- _TASK GOAL_:
Quote every line below exactly and skip any picture.

──────

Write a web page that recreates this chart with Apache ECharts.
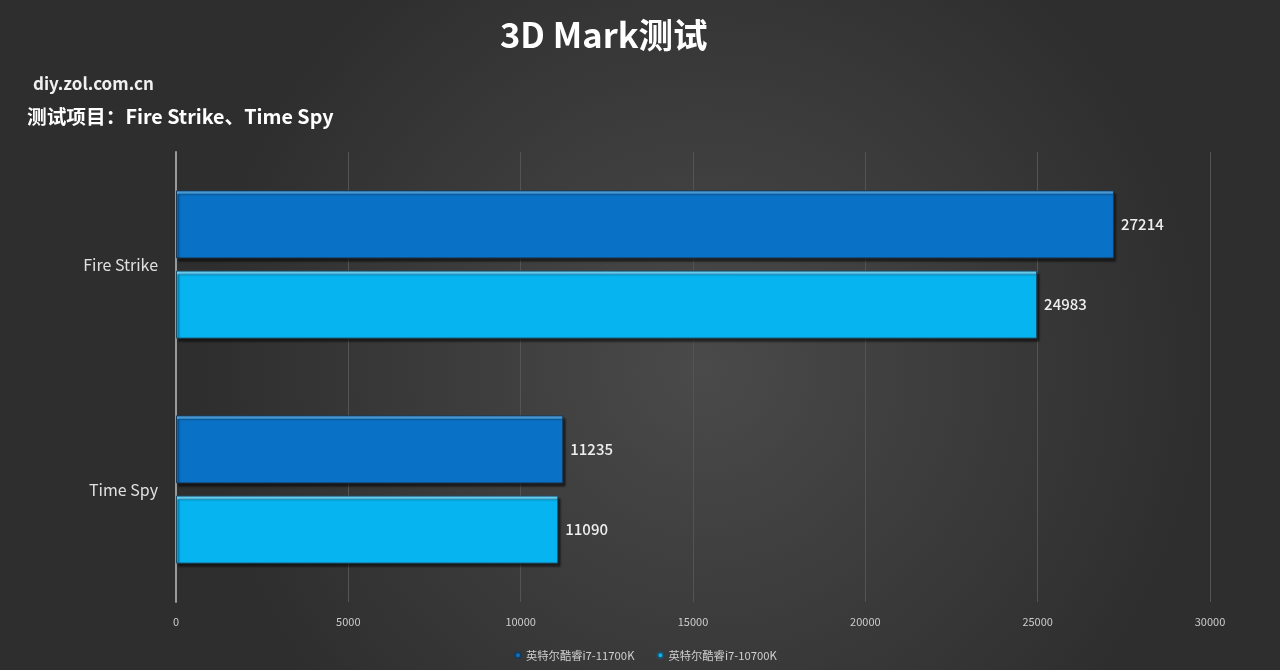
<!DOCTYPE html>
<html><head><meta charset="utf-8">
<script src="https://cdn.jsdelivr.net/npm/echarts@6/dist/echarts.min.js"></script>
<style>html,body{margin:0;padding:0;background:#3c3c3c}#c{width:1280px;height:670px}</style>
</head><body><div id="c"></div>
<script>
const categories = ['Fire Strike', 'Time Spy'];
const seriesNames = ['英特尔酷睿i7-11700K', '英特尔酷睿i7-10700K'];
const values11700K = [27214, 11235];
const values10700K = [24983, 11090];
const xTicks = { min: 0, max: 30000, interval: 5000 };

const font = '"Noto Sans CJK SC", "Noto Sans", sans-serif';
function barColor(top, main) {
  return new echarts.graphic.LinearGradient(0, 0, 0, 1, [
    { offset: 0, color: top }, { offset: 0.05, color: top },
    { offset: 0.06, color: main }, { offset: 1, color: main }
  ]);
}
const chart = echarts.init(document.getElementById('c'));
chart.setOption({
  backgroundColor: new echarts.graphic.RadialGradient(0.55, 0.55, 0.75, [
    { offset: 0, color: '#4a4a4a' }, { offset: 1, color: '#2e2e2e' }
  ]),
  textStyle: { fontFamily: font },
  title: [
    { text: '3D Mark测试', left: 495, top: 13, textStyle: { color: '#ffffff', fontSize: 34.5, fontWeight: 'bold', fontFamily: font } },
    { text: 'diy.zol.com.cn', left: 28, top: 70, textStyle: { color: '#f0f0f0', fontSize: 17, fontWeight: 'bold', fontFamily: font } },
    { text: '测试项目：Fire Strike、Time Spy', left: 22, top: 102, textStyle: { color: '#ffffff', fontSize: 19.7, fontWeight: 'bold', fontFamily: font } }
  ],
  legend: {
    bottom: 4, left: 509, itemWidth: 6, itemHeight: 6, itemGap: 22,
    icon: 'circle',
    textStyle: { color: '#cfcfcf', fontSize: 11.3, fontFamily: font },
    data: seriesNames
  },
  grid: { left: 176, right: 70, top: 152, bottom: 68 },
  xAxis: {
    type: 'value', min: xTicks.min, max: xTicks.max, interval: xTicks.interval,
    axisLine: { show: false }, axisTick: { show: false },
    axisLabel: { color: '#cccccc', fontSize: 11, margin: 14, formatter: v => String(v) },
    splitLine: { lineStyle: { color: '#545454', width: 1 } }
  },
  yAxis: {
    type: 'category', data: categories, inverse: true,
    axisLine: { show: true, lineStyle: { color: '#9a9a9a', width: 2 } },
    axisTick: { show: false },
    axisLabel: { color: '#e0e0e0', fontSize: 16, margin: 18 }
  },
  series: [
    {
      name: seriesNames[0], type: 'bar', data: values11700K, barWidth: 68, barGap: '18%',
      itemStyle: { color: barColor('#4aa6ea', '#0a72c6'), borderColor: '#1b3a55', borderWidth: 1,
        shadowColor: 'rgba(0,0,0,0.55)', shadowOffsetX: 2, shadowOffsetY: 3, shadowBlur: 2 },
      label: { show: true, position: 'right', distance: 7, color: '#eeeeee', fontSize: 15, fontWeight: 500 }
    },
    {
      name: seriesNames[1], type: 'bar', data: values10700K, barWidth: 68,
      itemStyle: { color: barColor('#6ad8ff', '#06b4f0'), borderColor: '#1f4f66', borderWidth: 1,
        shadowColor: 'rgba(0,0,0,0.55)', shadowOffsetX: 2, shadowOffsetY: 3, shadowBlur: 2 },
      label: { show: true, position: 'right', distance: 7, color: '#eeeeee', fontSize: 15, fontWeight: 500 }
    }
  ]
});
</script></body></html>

──────

- _EXPECTED OUTPUT_:
Write a web page that recreates this chart with Apache ECharts.
<!DOCTYPE html>
<html><head><meta charset="utf-8">
<script src="https://cdn.jsdelivr.net/npm/echarts@6/dist/echarts.min.js"></script>
<style>html,body{margin:0;padding:0;background:#3c3c3c}#c{width:1280px;height:670px}</style>
</head><body><div id="c"></div>
<script>
const categories = ['Fire Strike', 'Time Spy'];
const seriesNames = ['英特尔酷睿i7-11700K', '英特尔酷睿i7-10700K'];
const values11700K = [27214, 11235];
const values10700K = [24983, 11090];
const xTicks = { min: 0, max: 30000, interval: 5000 };

const font = '"Noto Sans CJK SC", "Noto Sans", sans-serif';
function barColor(top, main) {
  return new echarts.graphic.LinearGradient(0, 0, 0, 1, [
    { offset: 0, color: top }, { offset: 0.05, color: top },
    { offset: 0.06, color: main }, { offset: 1, color: main }
  ]);
}
const chart = echarts.init(document.getElementById('c'));
chart.setOption({
  backgroundColor: new echarts.graphic.RadialGradient(0.55, 0.55, 0.75, [
    { offset: 0, color: '#4a4a4a' }, { offset: 1, color: '#2e2e2e' }
  ]),
  textStyle: { fontFamily: font },
  title: [
    { text: '3D Mark测试', left: 495, top: 13, textStyle: { color: '#ffffff', fontSize: 34.5, fontWeight: 'bold', fontFamily: font } },
    { text: 'diy.zol.com.cn', left: 28, top: 70, textStyle: { color: '#f0f0f0', fontSize: 17, fontWeight: 'bold', fontFamily: font } },
    { text: '测试项目：Fire Strike、Time Spy', left: 22, top: 102, textStyle: { color: '#ffffff', fontSize: 19.7, fontWeight: 'bold', fontFamily: font } }
  ],
  legend: {
    bottom: 4, left: 509, itemWidth: 6, itemHeight: 6, itemGap: 22,
    icon: 'circle',
    textStyle: { color: '#cfcfcf', fontSize: 11.3, fontFamily: font },
    data: seriesNames
  },
  grid: { left: 176, right: 70, top: 152, bottom: 68 },
  xAxis: {
    type: 'value', min: xTicks.min, max: xTicks.max, interval: xTicks.interval,
    axisLine: { show: false }, axisTick: { show: false },
    axisLabel: { color: '#cccccc', fontSize: 11, margin: 14, formatter: v => String(v) },
    splitLine: { lineStyle: { color: '#545454', width: 1 } }
  },
  yAxis: {
    type: 'category', data: categories, inverse: true,
    axisLine: { show: true, lineStyle: { color: '#9a9a9a', width: 2 } },
    axisTick: { show: false },
    axisLabel: { color: '#e0e0e0', fontSize: 16, margin: 18 }
  },
  series: [
    {
      name: seriesNames[0], type: 'bar', data: values11700K, barWidth: 68, barGap: '18%',
      itemStyle: { color: barColor('#4aa6ea', '#0a72c6'), borderColor: '#1b3a55', borderWidth: 1,
        shadowColor: 'rgba(0,0,0,0.55)', shadowOffsetX: 2, shadowOffsetY: 3, shadowBlur: 2 },
      label: { show: true, position: 'right', distance: 7, color: '#eeeeee', fontSize: 15, fontWeight: 500 }
    },
    {
      name: seriesNames[1], type: 'bar', data: values10700K, barWidth: 68,
      itemStyle: { color: barColor('#6ad8ff', '#06b4f0'), borderColor: '#1f4f66', borderWidth: 1,
        shadowColor: 'rgba(0,0,0,0.55)', shadowOffsetX: 2, shadowOffsetY: 3, shadowBlur: 2 },
      label: { show: true, position: 'right', distance: 7, color: '#eeeeee', fontSize: 15, fontWeight: 500 }
    }
  ]
});
</script></body></html>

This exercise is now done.